EXERCISE MATERIAL ->
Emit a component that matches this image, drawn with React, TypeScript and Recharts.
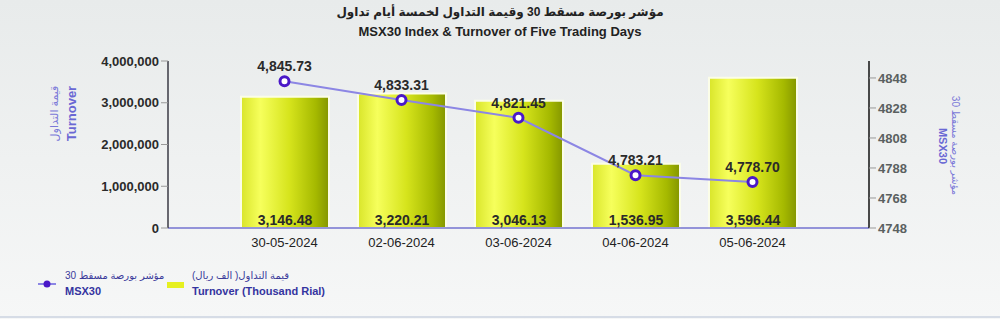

* * *

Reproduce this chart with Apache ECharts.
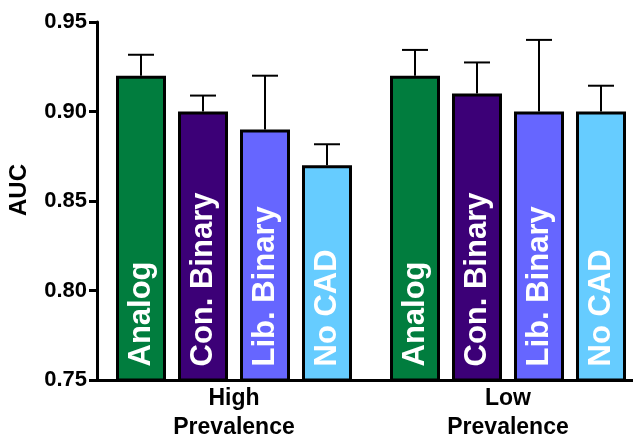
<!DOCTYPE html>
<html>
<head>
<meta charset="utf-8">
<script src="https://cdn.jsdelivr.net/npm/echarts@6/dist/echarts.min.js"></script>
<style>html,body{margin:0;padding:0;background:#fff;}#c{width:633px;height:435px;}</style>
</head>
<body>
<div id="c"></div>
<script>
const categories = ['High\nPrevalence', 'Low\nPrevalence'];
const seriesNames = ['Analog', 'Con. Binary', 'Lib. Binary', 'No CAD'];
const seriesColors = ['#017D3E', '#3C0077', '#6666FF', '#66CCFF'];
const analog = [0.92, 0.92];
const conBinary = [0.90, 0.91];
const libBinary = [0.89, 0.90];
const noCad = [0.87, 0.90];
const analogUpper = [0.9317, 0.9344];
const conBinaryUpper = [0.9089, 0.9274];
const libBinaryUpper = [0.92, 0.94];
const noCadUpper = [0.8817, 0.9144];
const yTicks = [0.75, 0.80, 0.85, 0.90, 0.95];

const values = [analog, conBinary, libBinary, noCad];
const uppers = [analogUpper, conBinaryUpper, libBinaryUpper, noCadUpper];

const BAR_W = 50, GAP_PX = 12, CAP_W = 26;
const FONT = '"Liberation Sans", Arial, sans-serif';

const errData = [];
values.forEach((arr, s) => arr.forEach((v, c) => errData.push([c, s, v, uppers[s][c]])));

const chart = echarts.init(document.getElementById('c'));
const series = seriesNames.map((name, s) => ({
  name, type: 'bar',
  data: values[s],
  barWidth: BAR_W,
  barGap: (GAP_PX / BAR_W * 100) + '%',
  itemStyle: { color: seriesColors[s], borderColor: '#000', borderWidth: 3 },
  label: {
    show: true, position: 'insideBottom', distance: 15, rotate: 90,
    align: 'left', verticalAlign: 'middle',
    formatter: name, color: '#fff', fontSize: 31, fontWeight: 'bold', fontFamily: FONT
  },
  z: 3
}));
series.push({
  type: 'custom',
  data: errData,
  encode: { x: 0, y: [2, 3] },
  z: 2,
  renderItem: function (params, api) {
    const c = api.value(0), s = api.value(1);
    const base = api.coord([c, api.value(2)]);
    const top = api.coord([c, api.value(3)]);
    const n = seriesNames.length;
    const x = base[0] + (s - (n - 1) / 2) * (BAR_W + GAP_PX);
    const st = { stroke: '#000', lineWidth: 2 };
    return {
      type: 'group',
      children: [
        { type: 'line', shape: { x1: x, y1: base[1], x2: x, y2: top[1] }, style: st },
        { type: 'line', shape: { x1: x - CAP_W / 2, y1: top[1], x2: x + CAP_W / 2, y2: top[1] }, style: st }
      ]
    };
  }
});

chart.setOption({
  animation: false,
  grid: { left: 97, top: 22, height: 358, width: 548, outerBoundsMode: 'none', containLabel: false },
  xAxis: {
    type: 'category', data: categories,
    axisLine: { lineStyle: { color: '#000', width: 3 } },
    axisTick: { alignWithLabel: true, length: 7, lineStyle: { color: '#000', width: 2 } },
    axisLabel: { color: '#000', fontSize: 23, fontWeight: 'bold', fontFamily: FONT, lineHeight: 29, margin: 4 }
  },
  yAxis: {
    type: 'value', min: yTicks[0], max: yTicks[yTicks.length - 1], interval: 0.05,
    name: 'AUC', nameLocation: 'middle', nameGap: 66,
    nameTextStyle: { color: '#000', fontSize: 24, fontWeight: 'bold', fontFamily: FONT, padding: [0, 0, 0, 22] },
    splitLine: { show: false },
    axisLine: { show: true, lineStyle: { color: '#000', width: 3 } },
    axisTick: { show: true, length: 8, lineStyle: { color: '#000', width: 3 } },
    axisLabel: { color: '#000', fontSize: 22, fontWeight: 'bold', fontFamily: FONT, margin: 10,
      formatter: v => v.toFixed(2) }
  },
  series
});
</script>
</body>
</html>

INSTRUCTIONS TO FOLLOW -> Return exactly the lines from the one with "Reproduce this chart with Apache ECharts." to the one with "values.forEach((arr, s) =>", inclusive, and nothing else; skip the pictures.

RESPONSE ->
Reproduce this chart with Apache ECharts.
<!DOCTYPE html>
<html>
<head>
<meta charset="utf-8">
<script src="https://cdn.jsdelivr.net/npm/echarts@6/dist/echarts.min.js"></script>
<style>html,body{margin:0;padding:0;background:#fff;}#c{width:633px;height:435px;}</style>
</head>
<body>
<div id="c"></div>
<script>
const categories = ['High\nPrevalence', 'Low\nPrevalence'];
const seriesNames = ['Analog', 'Con. Binary', 'Lib. Binary', 'No CAD'];
const seriesColors = ['#017D3E', '#3C0077', '#6666FF', '#66CCFF'];
const analog = [0.92, 0.92];
const conBinary = [0.90, 0.91];
const libBinary = [0.89, 0.90];
const noCad = [0.87, 0.90];
const analogUpper = [0.9317, 0.9344];
const conBinaryUpper = [0.9089, 0.9274];
const libBinaryUpper = [0.92, 0.94];
const noCadUpper = [0.8817, 0.9144];
const yTicks = [0.75, 0.80, 0.85, 0.90, 0.95];

const values = [analog, conBinary, libBinary, noCad];
const uppers = [analogUpper, conBinaryUpper, libBinaryUpper, noCadUpper];

const BAR_W = 50, GAP_PX = 12, CAP_W = 26;
const FONT = '"Liberation Sans", Arial, sans-serif';

const errData = [];
values.forEach((arr, s) => arr.forEach((v, c) => errData.push([c, s, v, uppers[s][c]])));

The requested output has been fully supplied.